Alors que de nouveaux spécialistes du Sahel, de l'Afrique de l'Ouest ou encore de la Somalie, apparaissent un peu partout dans les médias ces derniers jours, les discours colportés font souvent état d'un "islam noir". Nous vous proposons ici d'analyser cette question.
Tout d'abord, gardons-nous de toute
analyse qui donnerait une représentation fallacieuse de l’islam dans la région.

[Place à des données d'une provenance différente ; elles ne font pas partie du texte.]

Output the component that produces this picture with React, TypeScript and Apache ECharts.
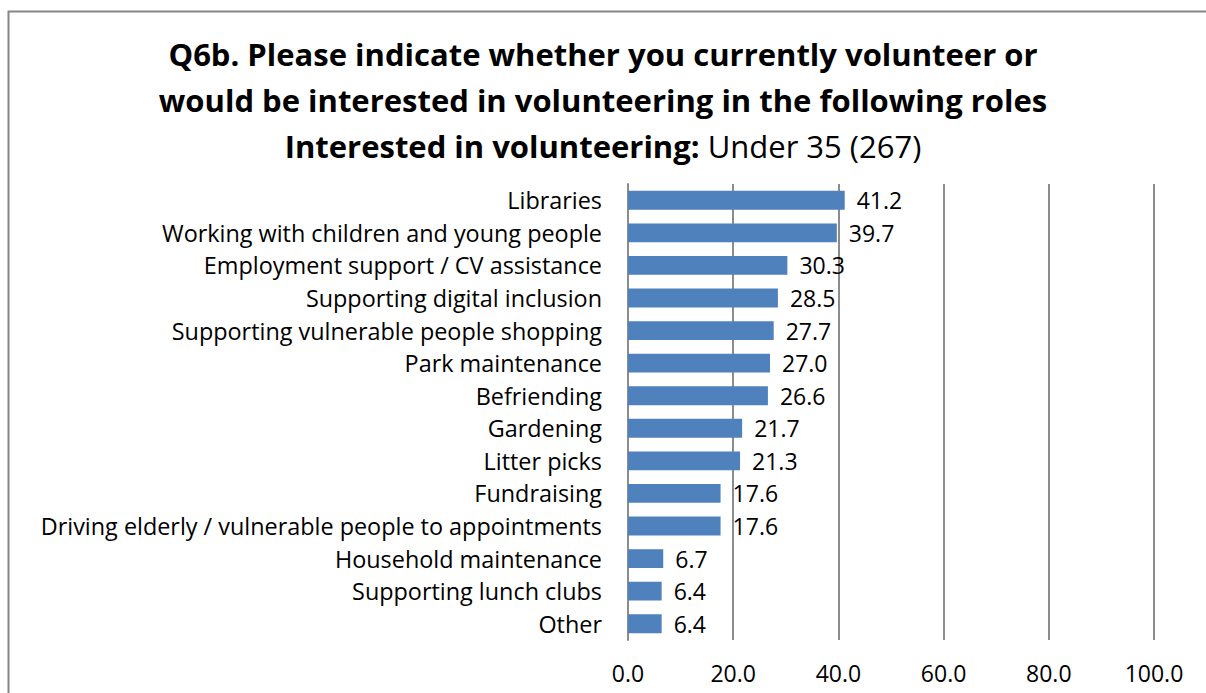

Bien qu’il soit teinté de tradition animiste et soufie, rappelons comme René
Otayek et Benjamin Soares (ouvrage à droite) que cet islam dit « africain » n’a pourtant
pas autant de pratiques particulières qu’on le laisse souvent entendre. Le
culte des saints, par exemple, est aussi répandu dans le reste du monde
musulman. Néanmoins, il est vrai que dans des pays comme le Mali, la
pratique religieuse inclus souvent des éléments extérieurs à l’islam
(personnages mythiques non musulmans, recours au fétichisme…). Nous émettons donc
des réserves face à ce qu’il est habituellement appeler un « islam
africain » profondément soufi et perçu comme « notoirement
syncrétique, tolérant et assimilationniste » sur lequel les colonisateurs français et
britanniques appuyaient leur pouvoir et que certains invoquent aujourd’hui afin
d’endiguer la montée de l’islamisme dans la région. Cette vision manichéenne
donne une image erronée d’une situation qui cache une réalité beaucoup plus
complexe. Bien sûr, on observe de fortes divergences entre les sunnites, wahhabites
et les traditionnalistes mais ces oppositions sont plus souvent des commodités
de langage. L’islam dans la région est pluriel. Les solidarités familiales,
ethniques… sont souvent plus actives que l’identification religieuse et sont
entretenues par les structures sociales, économiques et politiques de la
société.
L’islam, comme le christianisme,
ont réinvesti l’espace public profitant du vide politique laissé après des
années d’autoritarisme et cette demande de sacré est aussi une demande de sens.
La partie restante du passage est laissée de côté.